Pracowity listopad będzie miało trzech czołowych polskich tenisistów.
Walencja
W przyszłym tygodniu Łukasz Kubot i Michał Przysiężny mieli walczyć w zawodach Valencia Open.
Luki ma wciąż szansę na grę w turnieju głównym. Jest bowiem trzeci na liście rezerwowej.
Ołówek zrezygnował z gry w eliminacjach.
W Walencji zagrają m.in. Andy Murray, Robin Soderling, Fernando Verdasco, David Ferrer, Michaił Jużny, Nikołaj Davydenko czy Jo-Wilfried Tsonga.
Paryż i Aachen
Od 7 listopada Kubot i Przysiężny chcą zaprezentować się w paryskim BNP Paribas Masters. W hali Bercy Łukasz powalczy w eliminacjach. Być może wystąpi w nich także Michał, który obecnie jest dziewiąty na liście rezerwowej.

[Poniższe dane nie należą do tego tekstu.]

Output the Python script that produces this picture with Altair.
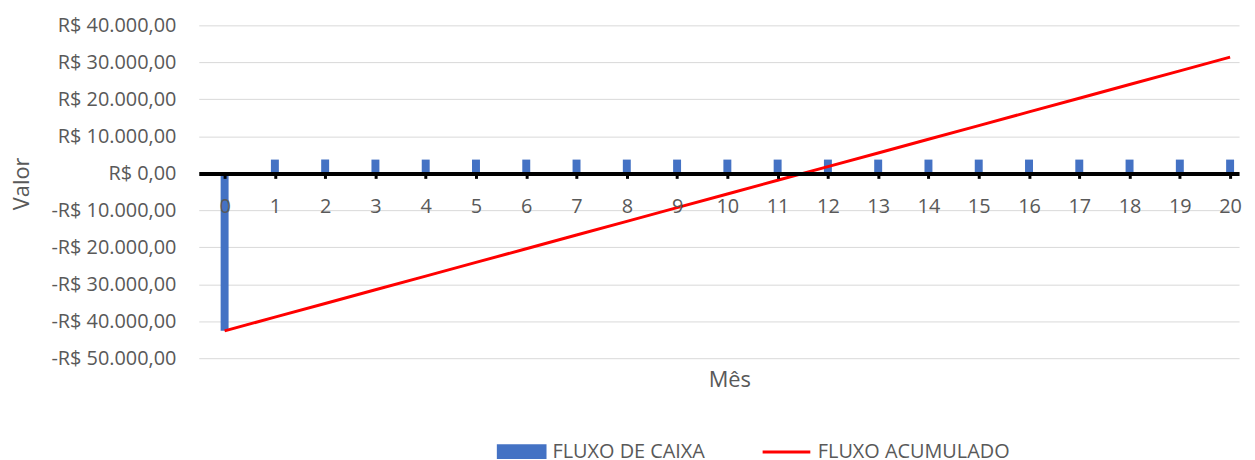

W tym czasie Jerzy Janowicz powalczy w challengerze w Aachen. Ma w Niemczech pewne miejsce w drabince głównej.
Do faworytów należeć będą Rainer Schuettler, Blaz Kavcic, Steve Darcis, Dustin Brown i Julian Reister.
Bratysława i Salzburg
Kubot i Przysiężny zgłosili się dziś do challengera w Bratysławie (15-21 listopada).
Występ Łukasza nie jest pewny, gdyż tydzień póżniej może walczyć w Londynie w Barclays ATP World Tour Finals.
Natomiast Michał będzie bronił się przed wypadnięciem z czołowej setki rankingu. Obok Polaków na Słowacji wystąpią m.in. Lukas Lacko, Jan Hajek, Marco Chiudinelli czy Igor Kunitsyn.
Nieco plany zmienił natomiast Jerzyk. Powalczy nie w Bratysławie, a w Salzburgu. Do challengera w Austrii zakwalifikował się jako ostatni.
W grach o tytuł powinni liczyć się m.in. Benjamin Becker, Karol Beck, Dudi Sela czy Bjorn Phau.